Your goal: Exactly as written, write out the lines below from the first to the one containing "import plotly.graph_objects as go", inclusive. Pictures do not belong in the copy.

Data provided:
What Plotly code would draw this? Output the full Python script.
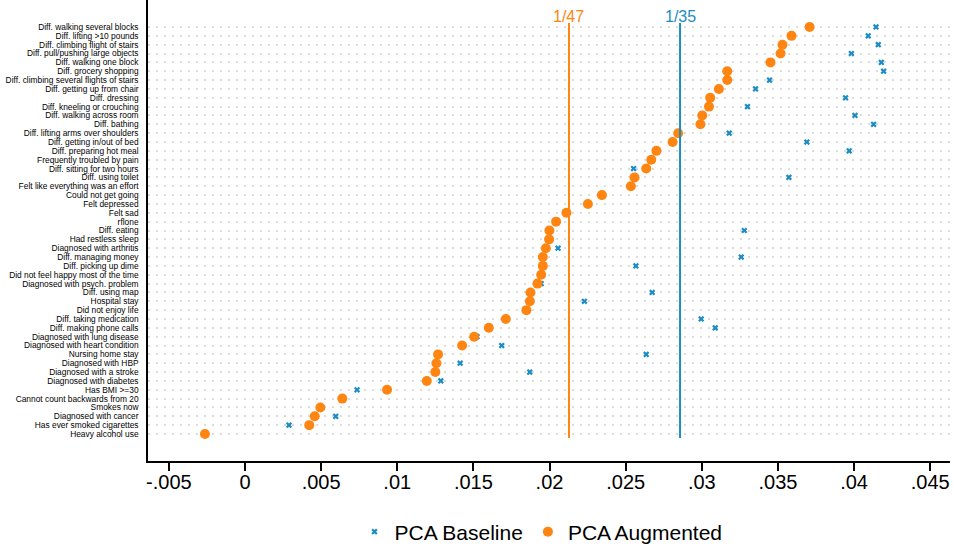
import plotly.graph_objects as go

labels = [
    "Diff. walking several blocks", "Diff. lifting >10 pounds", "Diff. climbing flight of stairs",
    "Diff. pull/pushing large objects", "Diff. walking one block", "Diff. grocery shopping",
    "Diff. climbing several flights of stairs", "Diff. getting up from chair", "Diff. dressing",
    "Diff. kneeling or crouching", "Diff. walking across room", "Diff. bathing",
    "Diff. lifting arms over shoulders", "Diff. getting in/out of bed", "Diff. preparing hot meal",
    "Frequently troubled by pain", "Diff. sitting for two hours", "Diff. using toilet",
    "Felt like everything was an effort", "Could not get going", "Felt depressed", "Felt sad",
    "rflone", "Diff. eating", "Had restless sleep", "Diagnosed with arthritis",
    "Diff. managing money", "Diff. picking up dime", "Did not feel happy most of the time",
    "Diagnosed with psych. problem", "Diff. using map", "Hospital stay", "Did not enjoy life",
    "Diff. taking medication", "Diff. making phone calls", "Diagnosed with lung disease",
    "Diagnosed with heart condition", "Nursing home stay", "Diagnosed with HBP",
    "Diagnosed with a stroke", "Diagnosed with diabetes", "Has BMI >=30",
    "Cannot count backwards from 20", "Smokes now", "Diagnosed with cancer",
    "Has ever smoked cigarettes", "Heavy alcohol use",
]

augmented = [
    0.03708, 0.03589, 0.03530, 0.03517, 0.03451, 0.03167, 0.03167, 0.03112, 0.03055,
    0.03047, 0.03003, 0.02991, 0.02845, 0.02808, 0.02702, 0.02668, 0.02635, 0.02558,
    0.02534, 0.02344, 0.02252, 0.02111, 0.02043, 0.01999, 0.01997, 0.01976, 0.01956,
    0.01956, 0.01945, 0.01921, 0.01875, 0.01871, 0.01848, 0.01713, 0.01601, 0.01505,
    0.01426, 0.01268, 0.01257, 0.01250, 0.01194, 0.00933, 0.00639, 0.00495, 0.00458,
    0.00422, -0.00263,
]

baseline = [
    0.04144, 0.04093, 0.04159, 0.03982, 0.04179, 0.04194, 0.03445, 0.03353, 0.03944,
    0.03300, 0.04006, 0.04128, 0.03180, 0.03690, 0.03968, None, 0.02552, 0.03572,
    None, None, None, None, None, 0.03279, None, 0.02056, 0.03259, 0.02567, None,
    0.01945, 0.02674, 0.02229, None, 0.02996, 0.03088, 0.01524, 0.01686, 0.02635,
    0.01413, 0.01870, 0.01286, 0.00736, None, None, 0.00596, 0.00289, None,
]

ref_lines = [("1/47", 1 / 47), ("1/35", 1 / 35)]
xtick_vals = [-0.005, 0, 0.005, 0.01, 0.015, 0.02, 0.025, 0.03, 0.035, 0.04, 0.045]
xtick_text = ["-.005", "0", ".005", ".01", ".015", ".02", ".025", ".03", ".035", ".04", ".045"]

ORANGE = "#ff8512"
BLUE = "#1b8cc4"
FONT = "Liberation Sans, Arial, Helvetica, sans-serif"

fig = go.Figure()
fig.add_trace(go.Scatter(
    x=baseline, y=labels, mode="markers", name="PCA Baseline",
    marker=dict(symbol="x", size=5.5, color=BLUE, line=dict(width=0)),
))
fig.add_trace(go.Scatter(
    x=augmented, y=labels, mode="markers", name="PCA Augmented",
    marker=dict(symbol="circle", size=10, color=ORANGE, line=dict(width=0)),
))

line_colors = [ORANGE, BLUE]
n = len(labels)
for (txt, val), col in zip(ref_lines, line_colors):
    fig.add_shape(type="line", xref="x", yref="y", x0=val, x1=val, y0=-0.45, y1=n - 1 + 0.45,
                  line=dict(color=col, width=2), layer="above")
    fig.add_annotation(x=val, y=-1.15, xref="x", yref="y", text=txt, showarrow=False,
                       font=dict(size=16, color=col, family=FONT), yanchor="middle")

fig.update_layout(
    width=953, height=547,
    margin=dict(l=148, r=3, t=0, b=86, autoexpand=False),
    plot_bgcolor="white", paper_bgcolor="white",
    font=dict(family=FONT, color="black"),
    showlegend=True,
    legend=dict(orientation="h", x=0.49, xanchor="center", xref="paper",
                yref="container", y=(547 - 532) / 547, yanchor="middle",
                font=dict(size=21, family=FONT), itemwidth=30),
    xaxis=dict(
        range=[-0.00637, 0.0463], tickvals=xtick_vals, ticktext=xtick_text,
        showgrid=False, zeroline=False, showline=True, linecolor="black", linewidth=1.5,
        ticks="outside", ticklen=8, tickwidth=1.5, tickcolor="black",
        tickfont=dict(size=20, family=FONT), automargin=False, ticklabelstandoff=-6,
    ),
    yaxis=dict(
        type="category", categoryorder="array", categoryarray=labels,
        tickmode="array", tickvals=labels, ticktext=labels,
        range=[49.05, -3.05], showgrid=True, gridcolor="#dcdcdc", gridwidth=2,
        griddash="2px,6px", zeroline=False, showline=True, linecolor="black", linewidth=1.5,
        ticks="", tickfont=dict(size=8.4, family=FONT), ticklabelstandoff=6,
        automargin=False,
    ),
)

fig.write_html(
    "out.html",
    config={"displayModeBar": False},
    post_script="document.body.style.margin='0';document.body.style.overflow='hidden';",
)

Output:
What Plotly code would draw this? Output the full Python script.
import plotly.graph_objects as go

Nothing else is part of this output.